====== DATASET RECORDS ======

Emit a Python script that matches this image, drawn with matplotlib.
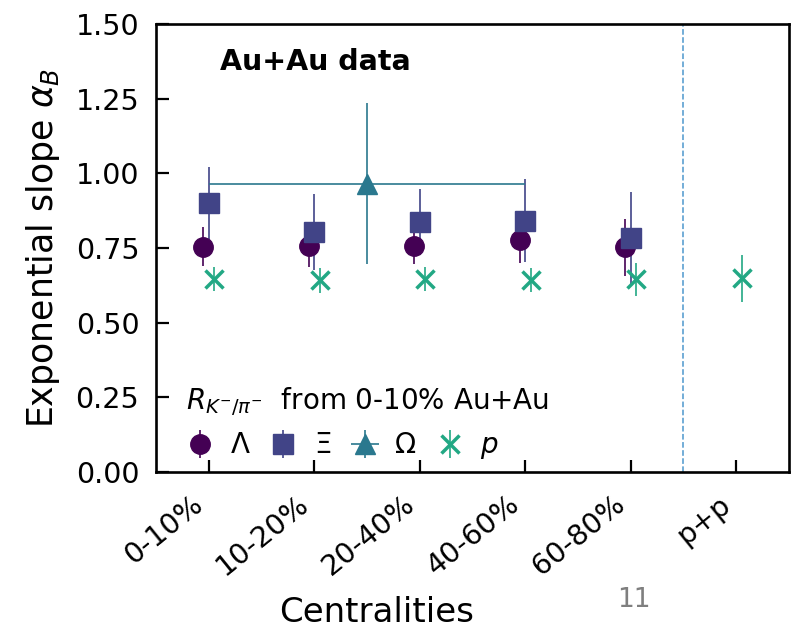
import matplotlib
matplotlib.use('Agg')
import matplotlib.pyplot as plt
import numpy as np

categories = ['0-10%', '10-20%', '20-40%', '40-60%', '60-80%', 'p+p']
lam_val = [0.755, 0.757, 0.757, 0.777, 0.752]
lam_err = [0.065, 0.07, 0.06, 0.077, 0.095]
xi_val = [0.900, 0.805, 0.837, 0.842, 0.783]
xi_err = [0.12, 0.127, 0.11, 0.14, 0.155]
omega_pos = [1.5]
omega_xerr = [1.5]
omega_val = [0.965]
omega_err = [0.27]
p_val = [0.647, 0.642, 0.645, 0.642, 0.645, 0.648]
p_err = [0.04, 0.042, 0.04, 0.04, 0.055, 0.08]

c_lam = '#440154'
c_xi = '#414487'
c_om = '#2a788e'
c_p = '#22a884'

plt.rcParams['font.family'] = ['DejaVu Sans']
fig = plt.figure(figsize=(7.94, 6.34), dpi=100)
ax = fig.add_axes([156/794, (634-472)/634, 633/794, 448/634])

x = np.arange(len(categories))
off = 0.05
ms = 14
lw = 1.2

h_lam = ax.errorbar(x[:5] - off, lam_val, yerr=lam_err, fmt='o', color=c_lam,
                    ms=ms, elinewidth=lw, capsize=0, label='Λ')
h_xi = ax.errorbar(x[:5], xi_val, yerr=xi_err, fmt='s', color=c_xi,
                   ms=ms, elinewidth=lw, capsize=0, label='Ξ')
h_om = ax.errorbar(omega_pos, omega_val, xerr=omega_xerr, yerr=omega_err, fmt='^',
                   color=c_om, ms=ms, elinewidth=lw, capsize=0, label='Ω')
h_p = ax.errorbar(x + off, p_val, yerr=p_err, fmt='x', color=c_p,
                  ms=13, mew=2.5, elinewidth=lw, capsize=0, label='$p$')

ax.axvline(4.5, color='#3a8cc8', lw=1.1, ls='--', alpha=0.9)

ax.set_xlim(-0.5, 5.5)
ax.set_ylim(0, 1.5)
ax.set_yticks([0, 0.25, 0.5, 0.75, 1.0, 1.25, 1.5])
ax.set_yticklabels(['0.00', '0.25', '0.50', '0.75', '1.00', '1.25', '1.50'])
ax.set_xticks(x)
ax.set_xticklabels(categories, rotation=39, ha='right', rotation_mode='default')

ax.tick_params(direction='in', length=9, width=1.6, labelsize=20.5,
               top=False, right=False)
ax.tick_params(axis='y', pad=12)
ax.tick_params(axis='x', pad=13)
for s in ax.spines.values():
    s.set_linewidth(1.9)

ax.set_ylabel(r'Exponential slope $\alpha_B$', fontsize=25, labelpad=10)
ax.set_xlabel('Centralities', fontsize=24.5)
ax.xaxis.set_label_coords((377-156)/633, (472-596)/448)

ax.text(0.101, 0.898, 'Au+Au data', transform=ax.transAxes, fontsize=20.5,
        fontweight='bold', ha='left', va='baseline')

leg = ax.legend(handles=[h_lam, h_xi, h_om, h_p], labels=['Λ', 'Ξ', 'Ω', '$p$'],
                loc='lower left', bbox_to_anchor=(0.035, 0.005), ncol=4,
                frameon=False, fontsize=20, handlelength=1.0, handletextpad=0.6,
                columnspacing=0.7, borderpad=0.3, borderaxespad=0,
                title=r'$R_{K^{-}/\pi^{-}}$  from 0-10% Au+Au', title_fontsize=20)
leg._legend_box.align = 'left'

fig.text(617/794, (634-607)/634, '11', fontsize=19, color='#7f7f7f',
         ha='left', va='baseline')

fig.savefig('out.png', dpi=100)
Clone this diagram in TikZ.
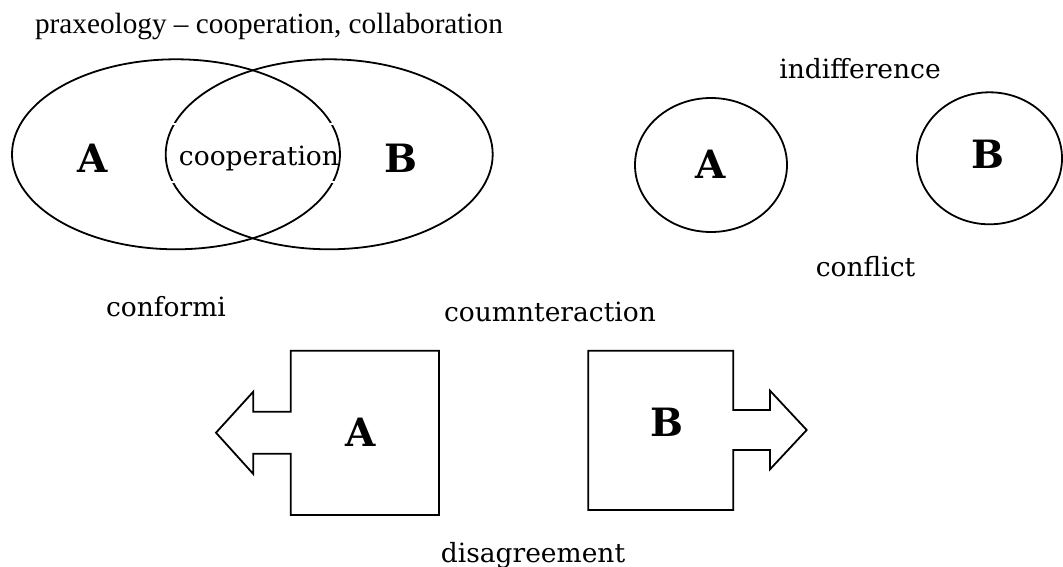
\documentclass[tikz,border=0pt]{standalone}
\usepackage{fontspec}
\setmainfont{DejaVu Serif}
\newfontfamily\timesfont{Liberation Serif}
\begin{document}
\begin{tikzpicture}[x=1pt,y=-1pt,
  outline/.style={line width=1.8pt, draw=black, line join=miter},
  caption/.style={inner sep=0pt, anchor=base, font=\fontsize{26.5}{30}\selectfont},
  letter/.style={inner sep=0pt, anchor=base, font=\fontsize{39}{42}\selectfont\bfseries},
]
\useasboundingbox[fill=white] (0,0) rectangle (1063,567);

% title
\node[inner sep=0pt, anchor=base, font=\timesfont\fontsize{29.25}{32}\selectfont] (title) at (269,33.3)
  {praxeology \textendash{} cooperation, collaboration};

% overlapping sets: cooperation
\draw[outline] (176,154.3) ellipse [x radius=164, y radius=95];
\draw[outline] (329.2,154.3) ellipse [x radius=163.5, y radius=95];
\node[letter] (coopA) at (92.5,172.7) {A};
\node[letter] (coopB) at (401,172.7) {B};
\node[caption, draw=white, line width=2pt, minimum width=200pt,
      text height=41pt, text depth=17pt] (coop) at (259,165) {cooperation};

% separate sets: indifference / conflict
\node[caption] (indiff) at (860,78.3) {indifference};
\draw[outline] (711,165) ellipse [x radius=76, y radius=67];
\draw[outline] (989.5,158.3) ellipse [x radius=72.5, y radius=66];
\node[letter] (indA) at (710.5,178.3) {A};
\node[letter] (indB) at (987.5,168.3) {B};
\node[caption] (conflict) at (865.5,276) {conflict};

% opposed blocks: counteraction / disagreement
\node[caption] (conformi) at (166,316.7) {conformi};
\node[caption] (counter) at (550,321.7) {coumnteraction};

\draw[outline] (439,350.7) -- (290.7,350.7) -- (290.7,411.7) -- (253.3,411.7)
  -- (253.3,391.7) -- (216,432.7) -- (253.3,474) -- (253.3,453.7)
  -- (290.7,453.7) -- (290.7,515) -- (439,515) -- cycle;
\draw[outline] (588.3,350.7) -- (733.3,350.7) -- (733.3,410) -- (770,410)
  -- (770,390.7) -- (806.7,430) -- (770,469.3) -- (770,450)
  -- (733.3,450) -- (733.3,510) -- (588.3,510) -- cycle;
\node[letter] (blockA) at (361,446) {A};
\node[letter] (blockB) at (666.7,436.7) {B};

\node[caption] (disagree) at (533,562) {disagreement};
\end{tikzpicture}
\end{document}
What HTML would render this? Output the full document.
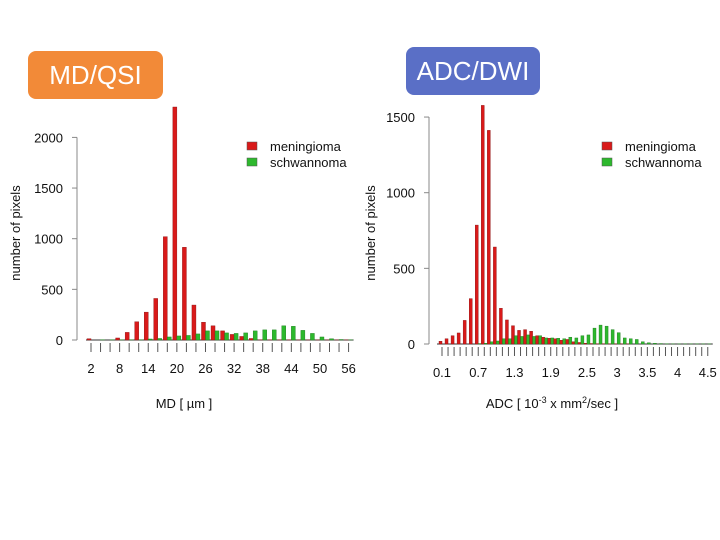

======

TASK TO COMPLETE :: Show every line from the listing above in which the string "matplotlib" appears.

RESPONSE BELOW ::
Emit a Python script that matches this image, drawn with matplotlib.
import matplotlib
matplotlib.use('Agg')
import matplotlib.pyplot as plt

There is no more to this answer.